Coffee liqueur


Italians like their liqueurs… and so do I. For the Italians, liqueurs are made to be sipped out of  small glasses after dinner as a digestivo, ie. to help their food go down. You can get liqueurs made out of almost anything, but probably the easiest to make at home is liquore al caffé, coffee liqueur.

You will need:

Coffee liqueur ingredients
Excuse the messy table…

One litre of pure, food grade alcohol
500g (minimum!) of caster sugar
2 teaspoons of vanilla essence
One litre of STRONG coffee

The coffee maker in the above picture is a Moka, used to make Italian espresso at home. To speed things up (multitasking, heh) I used this and a  Napoletana to make the coffee:

Caffettiera Napoletana
Caffettiera Napoletana

As you may have deduced, this is the version from Naples. Still makes espresso. You can probably use coffee from a French cafetière, but I would advise to doube percolate it (brew the coffee again, using fresh grounds but coffee instead of water). Don’t even THINK about using instant, it just wont work – the coffee has to be strong, or you won’t taste it in the final product.

So, you make the coffee, pour it into a pan with the sugar and vanilla essence, heat and stir until the sugar has dissolved then allow to cool. Once cool, add the alohol, stir well and bottle – voilà, coffee liqueur!

Coffee liqueur
Coffee liqueur

You can mess around with the quantities to some extent to get the strength of liqueur you want, but it has to stay fairly strong or it wont keep in the fridge for long.

You may have problems getting hold of pure food grade alcohol if you live in the UK as they don’t tend to sell it. It is about 95 abv and the authorities are probably afraid that some idiot will try to drink the stuff…

The best you can do I’m afraid is to get hold of some high proof vodka – it will give you a similar flavour as vodka doesn’t really taste of much. In the US you can use Everclear to make liqueurs.


4 Comments Add yours

  1. blaarggh says:

    Can you find an authentic recipe for Limoncello? I have run across a few but they are ll so different I don’t know which are authentic and also what exactly is it supposed to taste like? Thanks for this post, I can’t wait to try it!

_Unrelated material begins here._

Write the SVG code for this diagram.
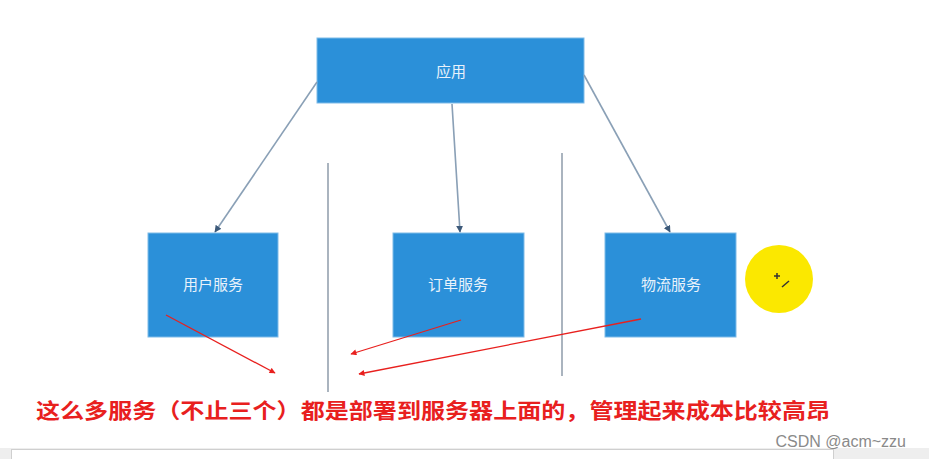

    1. Hi, I’m glad you liked this! I do make limoncello, and I will be putting a recipe up around Christmas time because my Dad has also asked me to teach him how to make it… How should it taste? Hard to describe. The main thing is that it shouldn’t be bitter, and the main secret to that is not getting any of the white pith into the alcohol when you leave the zest to marinade. Like I said, I’ll be putiing up a recipe soon!

  2. spicegirlfla says:

    This sounds so good..and I love the process described here! Looking forward to trying this out!!